10      À cet égard, il y a lieu d’indiquer que, par une ordonnance de ce jour, le président de la Cour a fait droit à une demande de la BCE visant à ce que l’affaire C‑238/18, concernant un recours introduit par cette institution, en application de l’article 14.2, deuxième alinéa, du protocole sur le SEBC et la Banque centrale européenne (BCE), contre la décision du 19 février 2018, visée également dans la présente affaire, soit soumise à une procédure accélérée, conformément à l’article 133, paragraphe 1, du règlement de procédure.

11      La présente affaire et l’affaire C‑238/18 ayant le même objet, les motifs pour lesquels il convient de soumettre cette dernière affaire à la procédure accélérée valent également pour la présente affaire.

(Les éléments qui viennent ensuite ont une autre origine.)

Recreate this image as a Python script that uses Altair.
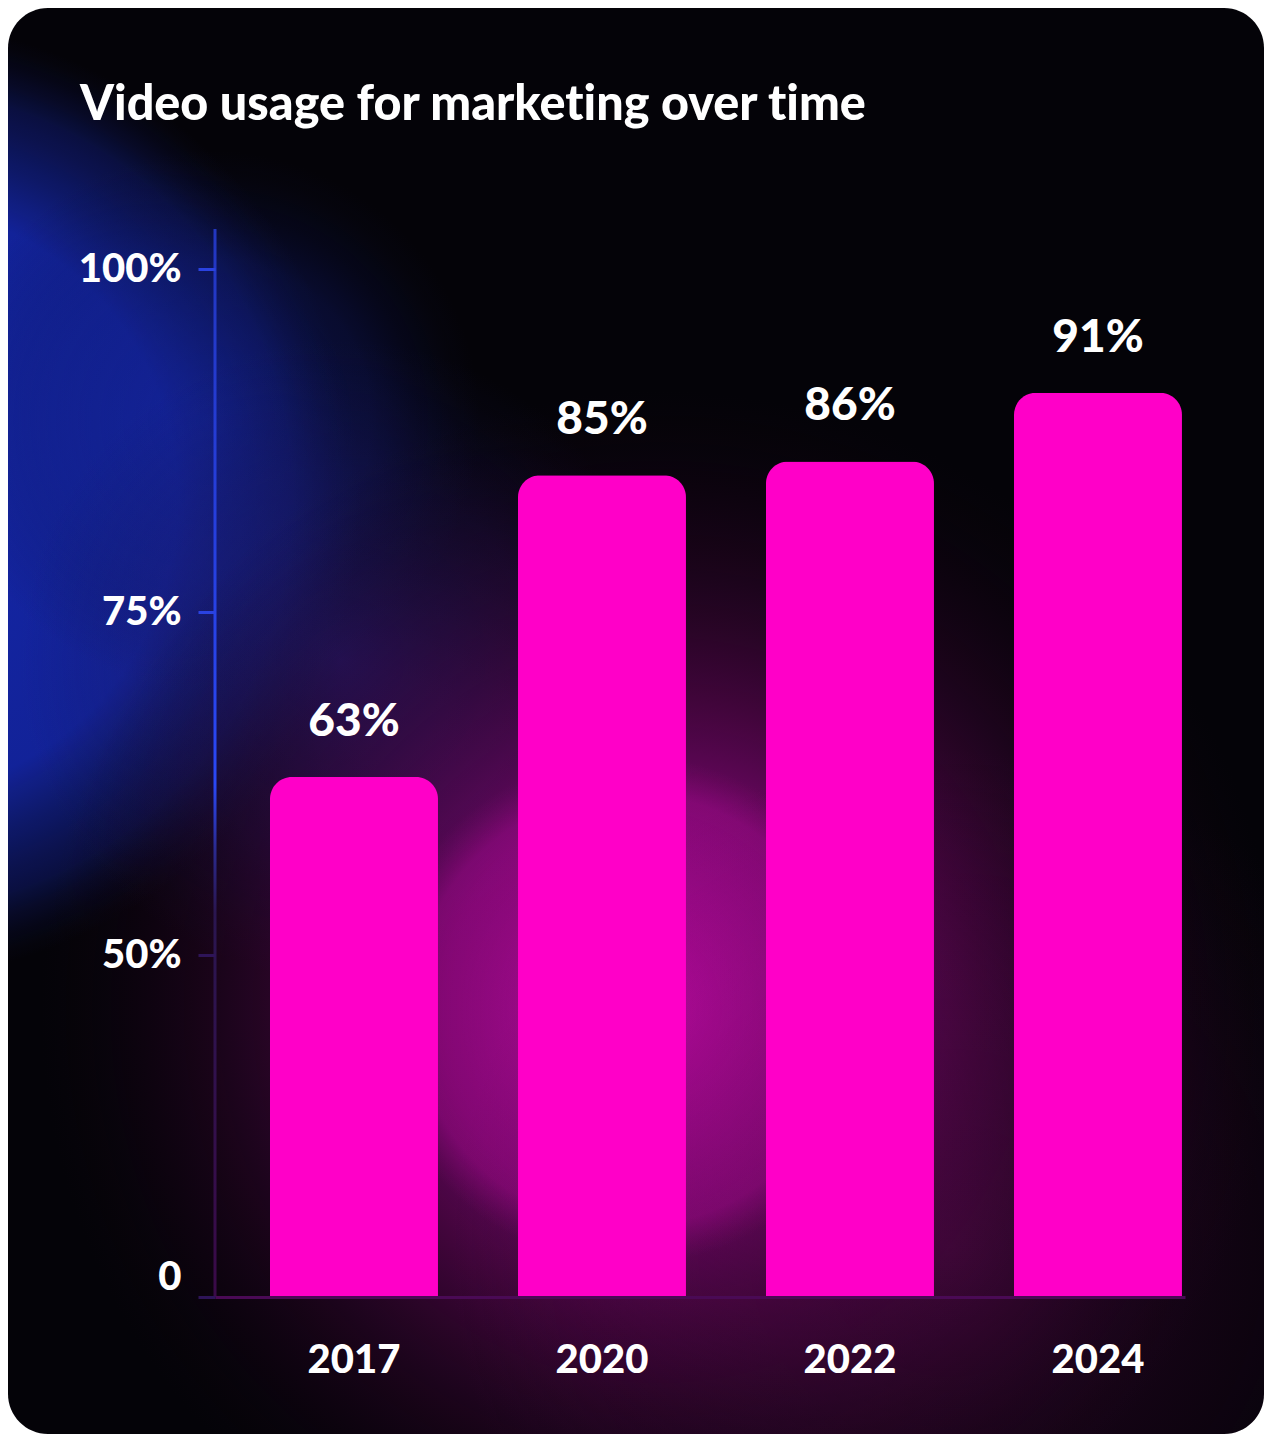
import altair as alt
import pandas as pd

# ---- data ----
years = ["2017", "2020", "2022", "2024"]
shares = [63, 85, 86, 91]
value_labels = ["63%", "85%", "86%", "91%"]
y_tick_values = [0, 50, 75, 100]
# zero-width non-joiners keep Lato from forming the "ti" ligature
title_text = "Video usage for market\u200cing over t\u200cime"

df = pd.DataFrame({"year": years, "share": shares, "label": value_labels})

# ---- layout (plot area placed like the reference) ----
W, H = 970, 1068
PAD = {"left": 207, "top": 221, "right": 79, "bottom": 137}
CARD_W = PAD["left"] + W + PAD["right"]   # 1256
CARD_H = PAD["top"] + H + PAD["bottom"]   # 1426
FONT = "Lato"
WEIGHT = 900
BAR = "#ff00c8"

x_enc = alt.X(
    "year:N",
    sort=years,
    title=None,
    scale=alt.Scale(paddingInner=0.32258, paddingOuter=0.11694, align=0.948),
    axis=alt.Axis(
        labelAngle=0, labelFont=FONT, labelFontSize=40, labelFontWeight=WEIGHT,
        labelColor="white", labelPadding=43, ticks=False, tickSize=0,
        domain=True, domainColor="#4a0a55", domainWidth=3, zindex=1,
    ),
)
y_scale = alt.Scale(domain=[0, 50, 102.94], range=[H, 726.4, 0], nice=False, zero=True)
y_enc = alt.Y(
    "share:Q",
    title=None,
    scale=y_scale,
    axis=alt.Axis(
        values=y_tick_values,
        labelExpr="datum.value == 0 ? '0' : datum.value + '%'",
        labelFont=FONT, labelFontSize=40, labelFontWeight=WEIGHT, labelColor="white",
        labelPadding=17, tickSize=17, tickWidth=3,
        tickColor={"condition": {"test": "datum.value >= 75", "value": "#2a42e0"}, "value": "#2e1458"},
        labelBaseline={"condition": {"test": "datum.value == 0", "value": "bottom"}, "value": "middle"},
        domain=False, grid=False, zindex=1,
    ),
)

one = pd.DataFrame({"a": [0]})


def card_rect(fill):
    return alt.Chart(one).mark_rect(fill=fill, cornerRadius=40).encode(
        x=alt.value(-PAD["left"]), x2=alt.value(W + PAD["right"]),
        y=alt.value(-PAD["top"]), y2=alt.value(H + PAD["bottom"]),
    )


def glow(px, py, R, stops):
    # radial glow given in page pixels, painted inside the rounded card
    side = max(CARD_W, CARD_H)
    ox = 8 + (CARD_W - side) / 2
    oy = 8 + (CARD_H - side) / 2
    gx, gy, r = (px - ox) / side, (py - oy) / side, R / side
    return card_rect({"gradient": "radial", "x1": gx, "y1": gy, "r1": 0,
                      "x2": gx, "y2": gy, "r2": r,
                      "stops": [{"offset": o, "color": c} for o, c in stops]})


card = card_rect("#040308")

blueA = glow(-120, 500, 480, [
    (0, "rgba(22,40,175,0.95)"), (0.62, "rgba(20,38,168,0.9)"),
    (0.86, "rgba(16,28,120,0.5)"), (1, "rgba(10,15,60,0)")])
blueC = glow(210, 420, 270, [
    (0, "rgba(20,34,150,0.55)"), (0.6, "rgba(16,28,120,0.35)"), (1, "rgba(10,15,60,0)")])
blueB = glow(340, 660, 320, [
    (0, "rgba(40,34,150,0.6)"), (0.6, "rgba(30,26,110,0.3)"), (1, "rgba(20,20,80,0)")])
magM1 = glow(660, 1010, 620, [
    (0, "rgba(175,10,155,0.9)"), (0.35, "rgba(140,8,125,0.72)"),
    (0.6, "rgba(85,6,75,0.5)"), (0.85, "rgba(40,4,36,0.22)"), (1, "rgba(20,2,18,0)")])
magM3 = glow(950, 1250, 500, [
    (0, "rgba(80,8,70,0.5)"), (1, "rgba(40,4,36,0)")])
magM2 = glow(630, 1010, 255, [
    (0, "rgba(200,10,170,0.5)"), (0.85, "rgba(180,10,155,0.35)"), (1, "rgba(150,10,130,0)")])

axis_line = alt.Chart(one).mark_rect(
    fill={"gradient": "linear", "x1": 0, "y1": 0, "x2": 0, "y2": 1,
          "stops": [{"offset": 0, "color": "#2236c0"}, {"offset": 0.3, "color": "#2640e0"},
                    {"offset": 0.52, "color": "#2a48f5"}, {"offset": 0.58, "color": "#2a2a90"},
                    {"offset": 0.64, "color": "#2a1650"}, {"offset": 1, "color": "#3a0a48"}]},
).encode(x=alt.value(-1.5), x2=alt.value(1.5), y=alt.value(0), y2=alt.value(H))

base = alt.Chart(df).encode(x=x_enc, y=y_enc)
bars = base.mark_bar(color=BAR, cornerRadiusTopLeft=22, cornerRadiusTopRight=22)
texts = base.mark_text(
    font=FONT, fontSize=46, fontWeight=WEIGHT, color="white",
    baseline="alphabetic", dy=-41,
).encode(text="label:N")

title = alt.Chart(pd.DataFrame({"t": [title_text]})).mark_text(
    font=FONT, fontSize=48.5, fontWeight=WEIGHT, color="white",
    align="left", baseline="alphabetic",
).encode(text="t:N", x=alt.value(80 - 215), y=alt.value(120 - 229))

chart = alt.layer(card, blueA, blueC, blueB, magM1, magM3, magM2, axis_line, bars, texts, title).properties(
    width=W, height=H,
    autosize=alt.AutoSizeParams(type="none"),
    padding=PAD,
    background="white",
).configure_view(stroke=None, fill=None)

chart.save("out.html", embed_options={"renderer": "svg", "actions": False})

12      En particulier, il y a lieu de constater, ainsi qu’il est également relevé aux points 16 et 17 de l’ordonnance de ce jour adoptée dans l’affaire C‑238/18, que, eu égard à l’importance du rôle du conseil des gouverneurs de la BCE dans le cadre de la politique monétaire de l’Union ainsi que dans la surveillance prudentielle des établissements de crédit, tout dysfonctionnement éventuel dans l’opération de cet organe serait susceptible d’avoir une incidence négative importante, aux plans systémique et institutionnel, sur la gestion de cette politique et de cette surveillance. Or, dès lors qu’il existe une incertitude quant au fonctionnement adéquat dudit conseil dans l’attente de la décision mettant fin à l’instance dans la présente affaire, il importe, afin de prévenir toute entrave éventuelle à l’accomplissement par la BCE des missions qui lui ont été confiées, que l’incertitude de nature systémique et institutionnelle à laquelle donnent lieu les circonstances qui sont à l’origine du présent litige puisse être levée dans de brefs délais au sens de l’article 133, paragraphe 1, du règlement de procédure (voir, en ce sens et par analogie, ordonnance du président de la Cour du 15 février 2017, Mengesteab, C-670/16, non publiée, EU:C:2017:120, point 11).

13      En conséquence, il y a lieu de soumettre la présente affaire à la procédure accélérée.

Par ces motifs, le président de la Cour ordonne :

L’affaire C-202/18 est soumise à la procédure accélérée prévue à l’article 133 du règlement de procédure de la Cour.

Signatures


*      Langue de procédure : le letton.